• Oil- and gas-related businesses are cutting capital budgets and implementing layoffs in the face of the continued slide in oil prices. The bulk of the burden is falling on just a handful of states.

Energy-Producing States Brace for Job Losses

The ongoing fall in oil prices will hurt domestic producers, squeeze their profits and reduce their capital spending and exploration efforts. Producers are not the only ones who will feel the squeeze. The decline in capital spending and exploration will also hurt support businesses, manufacturers of related equipment, and possibly spill over to firms that build pipelines, transport oil and sell the commodity. Weakness in the domestic oil and gas industry has contributed to a downward adjustment of our forecast for business fixed investment for the first quarter of 2015. The sharp pullback in oil- and gas-related investment and employment will largely be concentrated in energy producing states, while the benefits of cheaper gas will be more equitably divided among the entire nation.

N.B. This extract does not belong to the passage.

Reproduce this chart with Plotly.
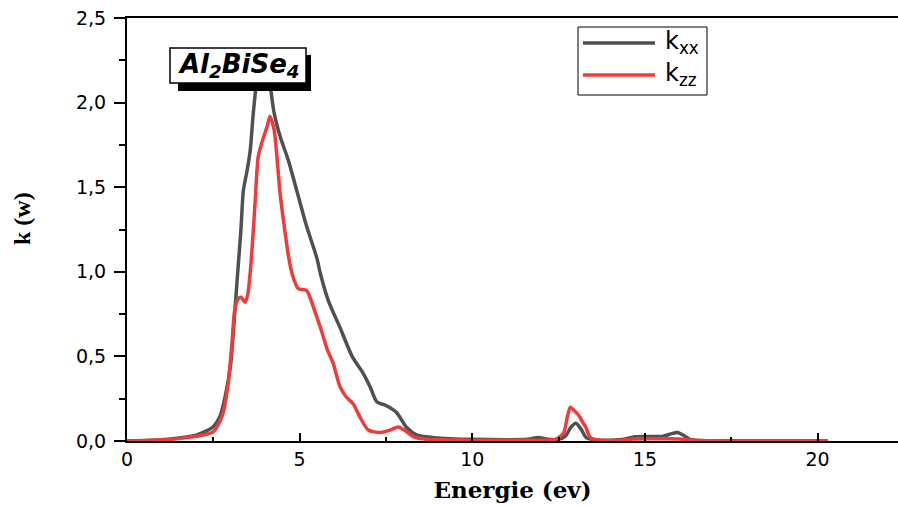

In dollar terms, Texas is likely to suffer the largest loss. The Lone Star State has by far the largest number of workers in each of the oil- and gas-related industries. However, it does not have the highest concentration of those workers as the state is relatively large and diverse economically. In Texas, only 2.6 percent of workers are employed in oil and gas extraction, drilling oil and gas wells and support activities for oil and gas wells. By contrast, 6.0 percent of North Dakota’s workers are employed in those three industries, while 5.8 percent of workers in Wyoming are concentrated there. Moreover, Alaska, Oklahoma, New Mexico and Louisiana all have a higher concentration of oil and gas workers than Texas. Support for oil and gas operations has been the largest and the fastest growing oil-related industry in the U.S. by employment. As spending cuts become more evident in the data, this industry will significantly restrain job growth in many of these states.

The pain of capital spending cuts will reach beyond those in the business of extracting oil. Oil and gas machinery manufacturers will feel the squeeze of reduced demand. Employment data on this industry are not available for several states, including Wyoming, North Dakota, Louisiana and Alaska; however, nearly 80 percent of all workers in the industry are employed in either Texas or Oklahoma.

The construction of oil and gas pipelines, pipeline transportation and petroleum wholesalers could also be at risk, though cuts to these industries are unlikely to be severe if the momentum in oil production does not slow this year. Pipeline construction is most heavily concentrated in Wyoming and North Dakota, with a slightly smaller concentration in Louisiana. Wholesalers and pipeline transportation are relatively small employers, but still account for a sizable share of the workforce in Wyoming, North Dakota and Oklahoma.